Thursday 28 June 2001 12:00
by Karl CushingClassrooms packed with technology, online courses and anywhere access herald a new era in learning.

One of the Government's 30 new City Learning Centres is leading the way in the teaching of IT skills and use of technology in the classroom.

"What we have built here is a school of the future," says John Fletcher, director of the Whiston and Prescot City Learning Centre in Knowsley, Merseyside. "The aim is to change the way teachers teach and pupils learn. Everything we do is to raise attainment levels."

The centre runs on a 1Gbyte network and is linked to 167 other sites in the area by a 34Mbit connection. The 16 schools involved in the project all have 10Mbit links. And each of the 167 sites has its own file server, which pupils can log onto to access their work - although in six months' time the project will switch to an LDap (Lightweight Directory Access Protocol) system so that pupils will be able to access their files from anywhere.
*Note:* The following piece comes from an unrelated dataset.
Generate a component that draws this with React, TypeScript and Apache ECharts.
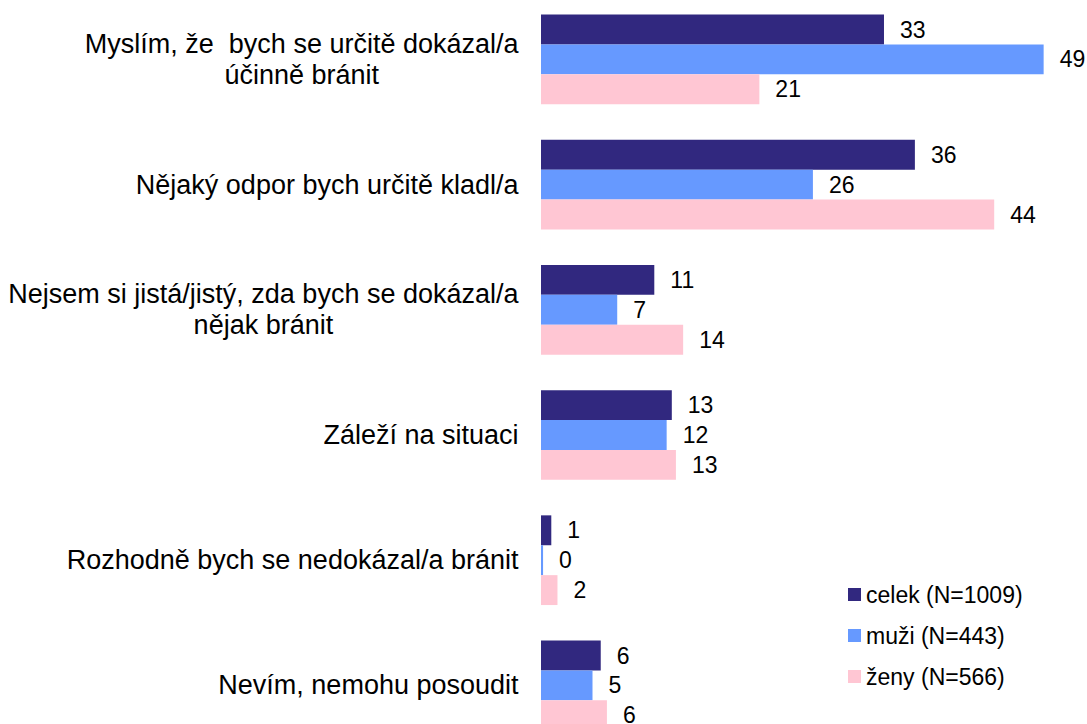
import React, { useEffect, useRef } from "react";
import * as echarts from "echarts";

const categories = [
  "Myslím, že  bych se určitě dokázal/a\núčinně bránit",
  "Nějaký odpor bych určitě kladl/a",
  "Nejsem si jistá/jistý, zda bych se dokázal/a\nnějak bránit",
  "Záleží na situaci",
  "Rozhodně bych se nedokázal/a bránit",
  "Nevím, nemohu posoudit",
];

const seriesNames = ["celek (N=1009)", "muži (N=443)", "ženy (N=566)"];
const celek = [33.3, 36.3, 11.0, 12.7, 1.0, 5.8];
const muzi = [48.8, 26.4, 7.4, 12.2, 0.2, 5.0];
const zeny = [21.2, 44.0, 13.8, 13.1, 1.6, 6.4];
const colors = ["#31287F", "#6699FF", "#FFC6D3"];

const FONT = "'Liberation Sans', Arial, Helvetica, sans-serif";

export default function App() {
  const ref = useRef<HTMLDivElement>(null);
  useEffect(() => {
    if (!ref.current) return;
    const chart = echarts.init(ref.current, undefined, { renderer: "svg" });
    const values = [celek, muzi, zeny];
    chart.setOption({
      animation: false,
      backgroundColor: "#ffffff",
      textStyle: { fontFamily: FONT },
      legend: {
        orient: "vertical",
        left: 843,
        top: 578,
        padding: 5,
        itemWidth: 13,
        itemHeight: 13,
        itemGap: 18,
        icon: "rect",
        data: seriesNames,
        textStyle: { fontSize: 23, color: "#000", fontFamily: FONT, lineHeight: 23 },
      },
      grid: {
        left: 541,
        width: 515,
        top: -3.2,
        height: 751.2,
        containLabel: false,
        outerBoundsMode: "none",
      },
      xAxis: {
        type: "value",
        min: 0,
        max: 50,
        show: false,
      },
      yAxis: {
        type: "category",
        inverse: true,
        data: categories,
        axisLine: { show: false },
        axisTick: { show: false },
        splitLine: { show: false },
        axisLabel: {
          margin: 22.5,
          color: "#000",
          formatter: (v: string) =>
            v
              .split("\n")
              .map((l) => `{c|${l}}`)
              .join("\n"),
          rich: {
            c: {
              align: "center",
              fontSize: 27,
              lineHeight: 31,
              fontFamily: FONT,
              color: "#000",
            },
          },
        },
      },
      series: seriesNames.map((name, i) => ({
        name,
        type: "bar",
        data: values[i],
        barWidth: 29.9,
        barGap: "0%",
        itemStyle: { color: colors[i] },
        label: {
          show: true,
          position: "right",
          distance: 16,
          fontSize: 23,
          color: "#000",
          fontFamily: FONT,
          formatter: (p: any) => String(Math.round(p.value)),
        },
      })),
    });
    return () => chart.dispose();
  }, []);
  return (
    <div
      ref={ref}
      style={{ position: "absolute", left: 0, top: 0, width: 1087, height: 724 }}
    />
  );
}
The project is expected to start using broadband in September, following trials using 1.5Mbit video streams.

"We can deliver broadband material anywhere in the borough," says Fletcher. "If we produce a lesson, we can deliver that lesson to more than 5,000 PCs in 167 sites."

All lessons will be automatically archived by the server for future use as a resource.
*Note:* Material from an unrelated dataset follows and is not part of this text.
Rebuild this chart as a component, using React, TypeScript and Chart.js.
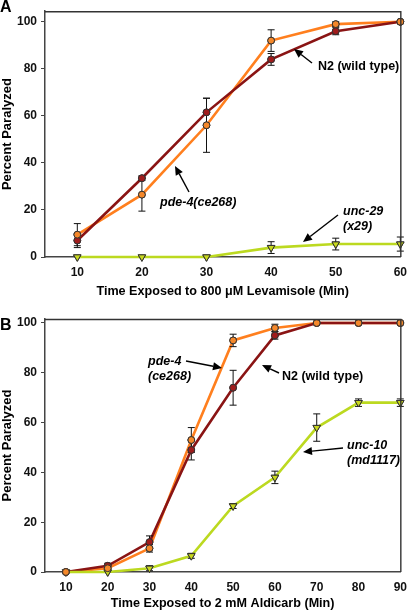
import React, { useEffect, useRef } from "react";
import { Chart, registerables } from "chart.js";
Chart.register(...registerables);

// ---- Panel A data (Levamisole) ----
const xA = [10, 20, 30, 40, 50, 60];
const n2A = [7, 33.5, 61.5, 84, 96, 100];
const n2AErr = [3, 1, 6, 2.5, 1.5, 0];
const pdeA = [9.5, 26.5, 56, 92, 99, 100];
const pdeAErr = [4.7, 7, 11.5, 4.6, 1, 0];
const uncA = [0, 0, 0, 4, 5.5, 5.5];
const uncAErr = [0, 0, 0, 2.5, 2.5, 3];

// ---- Panel B data (Aldicarb) ----
const xB = [10, 20, 30, 40, 50, 60, 70, 80, 90];
const n2B = [0, 2.5, 12, 49, 74, 95, 100, 100, 100];
const n2BErr = [0, 1, 2.5, 4, 7, 1.5, 0, 0, 0];
const pdeB = [0, 1.5, 9.5, 53, 93, 98, 100, 100, 100];
const pdeBErr = [0, 1, 1.5, 5, 2.5, 1.5, 0, 0, 0];
const uncB = [0, 0, 1.5, 6.5, 26.5, 38, 58, 68, 68];
const uncBErr = [0, 0, 1, 1, 1, 2.5, 5.5, 1.5, 1.5];

const yTicks = [0, 20, 40, 60, 80, 100];

const FONT = "'Liberation Sans', Arial, Helvetica, sans-serif";
const C_N2 = "#8a1414";
const C_PDE = "#ff7f1e";
const C_UNC = "#bcd920";

type Ann = { lines: string[]; x: number; y: number; italic: boolean; arrow?: number[] };

const makeDs = (xs: number[], ys: number[], errs: number[], color: string, fill: string, tri: boolean) => ({
  data: xs.map((x, i) => ({ x, y: ys[i] })),
  errs,
  borderColor: color,
  backgroundColor: fill,
  borderWidth: 2.6,
  pointRadius: tri ? 4.3 : 3.4,
  pointStyle: tri ? "triangle" : "circle",
  rotation: tri ? 180 : 0,
  pointBorderColor: "#333",
  pointBorderWidth: 1,
  pointBackgroundColor: fill,
  tension: 0,
  clip: false,
});

const errPlugin = {
  id: "errbars",
  afterDatasetsDraw(chart: any) {
    const ctx = chart.ctx;
    const xs = chart.scales.x;
    const ys = chart.scales.y;
    ctx.save();
    ctx.strokeStyle = "#111";
    ctx.lineWidth = 1;
    chart.data.datasets.forEach((ds: any) => {
      ds.data.forEach((p: any, i: number) => {
        const e = ds.errs[i];
        if (!e) return;
        const px = xs.getPixelForValue(p.x);
        const top = ys.getPixelForValue(p.y + e);
        const bot = ys.getPixelForValue(p.y - e);
        ctx.beginPath();
        ctx.moveTo(px, top);
        ctx.lineTo(px, bot);
        ctx.moveTo(px - 3.5, top);
        ctx.lineTo(px + 3.5, top);
        ctx.moveTo(px - 3.5, bot);
        ctx.lineTo(px + 3.5, bot);
        ctx.stroke();
      });
    });
    // redraw points on top of the bars
    chart.data.datasets.forEach((ds: any, di: number) => {
      const meta = chart.getDatasetMeta(di);
      meta.data.forEach((el: any) => el.draw(ctx, undefined));
    });
    ctx.restore();
  },
};

const framePlugin = {
  id: "frame",
  afterDraw(chart: any, _a: any, opts: any) {
    const { ctx, chartArea } = chart;
    ctx.save();
    ctx.strokeStyle = "#333";
    ctx.lineWidth = 1.4;
    ctx.beginPath();
    ctx.moveTo(chartArea.left, chartArea.top + 0.5);
    ctx.lineTo(chartArea.right + 0.5, chartArea.top + 0.5);
    ctx.lineTo(chartArea.right + 0.5, chartArea.bottom);
    ctx.stroke();
    // panel letter
    ctx.fillStyle = "#000";
    ctx.font = `bold 16px ${FONT}`;
    ctx.textBaseline = "middle";
    ctx.textAlign = "left";
    ctx.fillText(opts.letter, 0, opts.letterY);
    // annotations
    (opts.anns as Ann[]).forEach((a) => {
      ctx.font = `${a.italic ? "italic " : ""}bold 12.5px ${FONT}`;
      ctx.fillStyle = "#000";
      a.lines.forEach((l, i) => ctx.fillText(l, a.x, a.y + i * 15));
      if (a.arrow) {
        const [x1, y1, x2, y2] = a.arrow;
        ctx.strokeStyle = "#000";
        ctx.lineWidth = 1.4;
        const ang = Math.atan2(y2 - y1, x2 - x1);
        const hl = 9;
        const bx = x2 - hl * Math.cos(ang);
        const by = y2 - hl * Math.sin(ang);
        ctx.beginPath();
        ctx.moveTo(x1, y1);
        ctx.lineTo(bx, by);
        ctx.stroke();
        ctx.beginPath();
        ctx.moveTo(x2, y2);
        ctx.lineTo(bx + 4 * Math.sin(ang), by - 4 * Math.cos(ang));
        ctx.lineTo(bx - 4 * Math.sin(ang), by + 4 * Math.cos(ang));
        ctx.closePath();
        ctx.fill();
      }
    });
    ctx.restore();
  },
};

function makeConfig(p: {
  xs: number[];
  xMax: number;
  yMax: number;
  series: any[];
  title: string;
  topPad: number;
  xHeight: number;
  letter: string;
  letterY: number;
  anns: Ann[];
}) {
  return {
    type: "line",
    data: { datasets: p.series },
    plugins: [errPlugin, framePlugin],
    options: {
      animation: false,
      responsive: false,
      devicePixelRatio: 1,
      layout: { padding: { left: 0, right: 8, top: p.topPad, bottom: 0 } },
      plugins: {
        legend: { display: false },
        tooltip: { enabled: false },
        frame: { letter: p.letter, letterY: p.letterY, anns: p.anns },
      },
      scales: {
        x: {
          type: "linear",
          min: 5,
          max: p.xMax,
          afterBuildTicks: (a: any) => {
            a.ticks = p.xs.map((v) => ({ value: v }));
          },
          afterFit: (s: any) => {
            s.height = p.xHeight;
          },
          grid: { display: false, drawTicks: false },
          border: { display: true, color: "#444", width: 1.5 },
          ticks: { color: "#111", font: { family: FONT, weight: "bold", size: 12 }, padding: 8, maxRotation: 0 },
          title: {
            display: true,
            text: p.title,
            color: "#000",
            font: { family: FONT, weight: "bold", size: 12.6 },
            padding: { top: 0, bottom: 1 },
          },
        },
        y: {
          min: 0,
          max: p.yMax,
          afterBuildTicks: (a: any) => {
            a.ticks = yTicks.map((v) => ({ value: v }));
          },
          afterFit: (s: any) => {
            s.width = 45;
          },
          grid: { drawOnChartArea: false, drawTicks: true, tickLength: 4, color: "#444" },
          border: { display: true, color: "#444", width: 1.5 },
          ticks: { color: "#111", font: { family: FONT, weight: "bold", size: 12 }, padding: 4 },
          title: {
            display: true,
            text: "Percent Paralyzed",
            color: "#000",
            font: { family: FONT, weight: "bold", size: 13 },
            padding: { top: 0, bottom: 2 },
          },
        },
      },
    },
  };
}

function Panel(props: { cfg: any; top: number; height: number }) {
  const ref = useRef<HTMLCanvasElement>(null);
  useEffect(() => {
    const chart = new Chart(ref.current as HTMLCanvasElement, props.cfg);
    return () => chart.destroy();
  }, []);
  return (
    <div style={{ position: "absolute", left: 0, top: props.top, width: 415, height: props.height }}>
      <canvas ref={ref} width={415} height={props.height} style={{ width: 415, height: props.height }} />
    </div>
  );
}

export default function App() {
  const cfgA = makeConfig({
    xs: xA,
    xMax: 60,
    yMax: 104.5,
    series: [
      makeDs(xA, uncA, uncAErr, C_UNC, "#c8d81e", true),
      makeDs(xA, n2A, n2AErr, C_N2, "#a01c1c", false),
      makeDs(xA, pdeA, pdeAErr, C_PDE, "#f5882a", false),
    ],
    title: "Time Exposed to 800 \u03BCM Levamisole (Min)",
    topPad: 2,
    xHeight: 43,
    letter: "A",
    letterY: 8,
    anns: [
      { lines: ["N2 (wild type)"], x: 318, y: 67, italic: false, arrow: [312, 63, 294, 49] },
      { lines: ["pde-4(ce268)"], x: 160, y: 203, italic: true, arrow: [189, 192, 175, 166] },
      { lines: ["unc-29", "(x29)"], x: 343, y: 212, italic: true, arrow: [338, 215, 303, 242] },
    ],
  });
  const cfgB = makeConfig({
    xs: xB,
    xMax: 90,
    yMax: 101.6,
    series: [
      makeDs(xB, uncB, uncBErr, C_UNC, "#c8d81e", true),
      makeDs(xB, n2B, n2BErr, C_N2, "#a01c1c", false),
      makeDs(xB, pdeB, pdeBErr, C_PDE, "#f5882a", false),
    ],
    title: "Time Exposed to 2 mM Aldicarb (Min)",
    topPad: 19,
    xHeight: 40,
    letter: "B",
    letterY: 25.5,
    anns: [
      { lines: ["pde-4", "(ce268)"], x: 148, y: 62, italic: true, arrow: [186, 61, 222, 68] },
      { lines: ["N2 (wild type)"], x: 282, y: 77, italic: false, arrow: [279, 73, 262, 65] },
      { lines: ["unc-10", "(md1117)"], x: 347, y: 146, italic: true, arrow: [343, 148, 303, 152] },
    ],
  });
  return (
    <div style={{ position: "absolute", left: 0, top: 0, width: 415, height: 612, background: "#fff" }}>
      <Panel cfg={cfgA} top={0} height={300} />
      <Panel cfg={cfgB} top={300} height={312} />
    </div>
  );
}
Content is purchased from companies such as Granada Learning and indexed for easy access. Teachers incorporate this material into lesson plans that can be stored on the Web.

The centre has even put an entire course online - the GNVQ in ICT. Pupils can take a CD home containing the curriculum and in future this information will be funnelled straight to their homes using broadband.

"Some pupils are already voting with their feet," says Fletcher. "Some go to youth clubs and log on to the PCs there."

Although the centre does not encourage this, Fletcher says that some education is better than nothing at all. It is open from 8am to 9pm and weekend mornings

"Power is changing over from the teacher to the learner," he says. "Pupils can now decide what they want to learn and when they want to learn it."

Fletcher admits some teachers are quite fearful of these developments. But others are taking to the new technology.

Classrooms have desks with PCs, DVD players and digital video recorders. Blackboards are also giving way to Powerpoint presentations. "The days of 30 pupils crowding around a TV are long gone," says Fletcher.

The local education authority in Knowsley raised £14m to fund the project, but the scheme is not just aimed at schoolchildren. As Fletcher explains, it concentrates on those people that are currently being left out of the technology revolution such as the unemployed. He says that the potential IT-skilled labour pool is already attracting companies to the area.